Tuesday, December 6, 2016

Five “A”s in Innovation Management

Innovation becomes simply ”creating value by solving simple or complex problems.”

Digital is the age of innovation. The blurring border of the digital organization and its business ecosystem make the world hyper-connected, but also over-complex. Organizations today can no longer rely on a single individual or team to drive innovation. It often has to be managed in a structured way across the organizational scope and digital ecosystem. It is largely due to the fact that innovation in the digital dynamic has become increasingly complex in nature and expands its horizon for impact. Innovation needs to lay out different mindsets, structures, processes, capabilities to unleash its potential. There should be encouragement and involvement by management to spread the culture of innovation via five “A”s.

Altitude of innovation impact: Innovation needs to become an important component of the business strategy in order to present the altitude of innovation impact. Innovation strategy has to be practiced by management in true spirit. Being innovative is the ability to co-create in a digital ecosystem; a co-creation strategy treats customers, channel partners, suppliers, and industry ecosystem participants as active agents who have permission to combine the modular capabilities exposed in a platform to create new experiences. To amplify innovation impact, information systems play a fundamental role in deploying and operating within digit ecosystems. An open information platform enables companies to integrate the critical components of a digital business system, which is “open” not only because it allows information exchange and participants involvement, but also because it ensures that interdependence and collaboration between partners are taken into account and build up a strong innovation engine.

Allocation of resources: Creativity typically comes from having some resources that you can apply to problem-solving. Innovation is the sustainable and scalable way of building a balanced innovation portfolio as a practical approach for optimizing resources and improving risk intelligence. A company has finite resources to apply to get the best yield possible to meet a stakeholder's expectation. So there’re always some constraints for businesses to explore the new opportunities or deploy the new ideas. If you prioritize across all projects, you know which projects should get that extra increment of analysis and design effort. Prioritization is about managing constraints: you can't do everything, so which innovation initiative will you take to maximize the value with calculated risks? With the right attitude and scientific approach, the evaluation and prioritization are taken place to leverage resources in innovation management.

Aptitude to manage innovation: Because innovation is not all about products and services, it can also be used for cost reductions, process, and business model changes and improvement. The good or bad innovation would depend on the business’s aptitude to manage innovation. And the aptitude is based on the set of tools, structure, and talent, which are better equipped to manage innovation by allocating time and resource to the people in charge. Innovation Management System includes policies, structure, and program that innovation managers can use to drive innovation. Remove any of the three, you're liable to fail. You apply principles of approach and vary the resource and tool mix by the ever-changing environment, day to day through the year to year. An overly complex process can easily stifle innovation as organizations get locked into huge processes around building extensive business cases. For example, ideas are crucial to an innovation program. You need to make sure, that your company has a steady flow of fresh ideas floating in your innovation pipeline, and, therefore, you need a methodological platform that allows you to do that and aptitude to manage them well.

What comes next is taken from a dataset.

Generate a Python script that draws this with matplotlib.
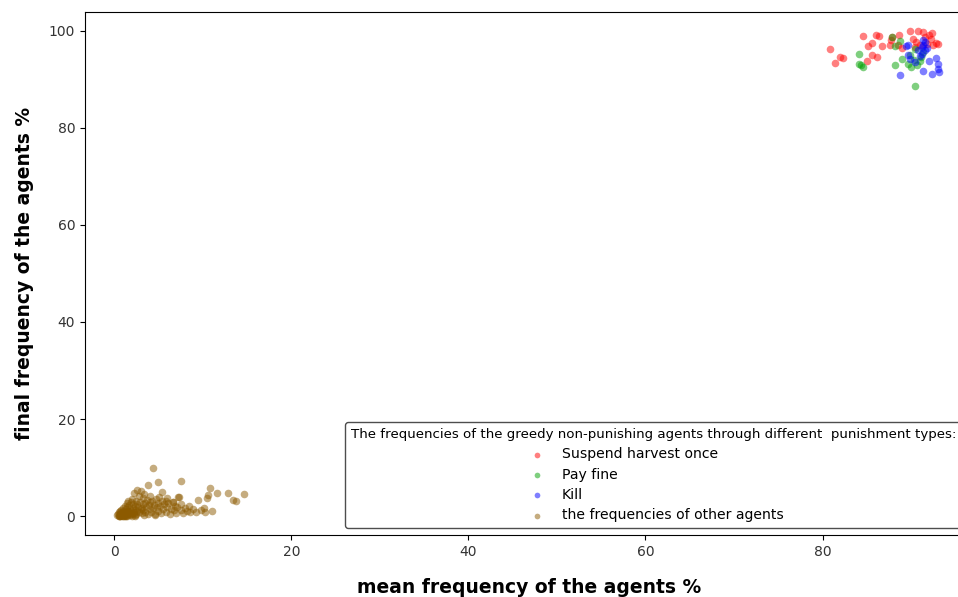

Attitude toward risk: Innovation is always a tough journey, not a flat road. Failure is part of innovation; it is very much an intrinsic part of innovating, but fail forward and learn some lessons from it. So the differentiation between a good innovation and bad innovation is the innovation leaders’ attitude toward risks. The positive attitude to be cautiously optimistic, take calculated risks and be alert about obstacles or pitfalls, can inspire a good innovation initiative, and avoid a bad innovation pitfall. Like many other things in businesses, innovation management takes a balancing act to have enough failure and an environment that encourages learning from failure quickly and cheaply, without having failures that are too frequent or too expensive.

Assess innovation performance: Assuming an organization believes that metrics can lead to continuous improvement and improve innovation effectiveness. The perception will come from the usage you're doing with metrics. It won’t be just a matter of explicit communicating the intention behind metrics, but a matter of coaching and leadership to guide the team via understanding the purpose of doing that and engaging on that. Innovation management assessment and measurement is both art and science. In many companies, a pervasive obsession for purely numerical success indicators sweeps aside much of the softer, more qualitative information that is crucial in understanding the health and well-being of the firm's innovation efforts. Always keep in mind, the goal of innovation assessment and measurement is to build innovation capacity, not about adding the new layer of complicated processes and causing more confusions or problems as a side effect.

Innovation becomes simply ”creating value by solving simple or complex problems.” Innovation is a production, adoption, assimilation, and exploitation of value-added novelty in economic and social spheres. Digital organizations reach the tipping point of the next level of innovation flow, the innovation management will have to catch up to the business needs with digital speed.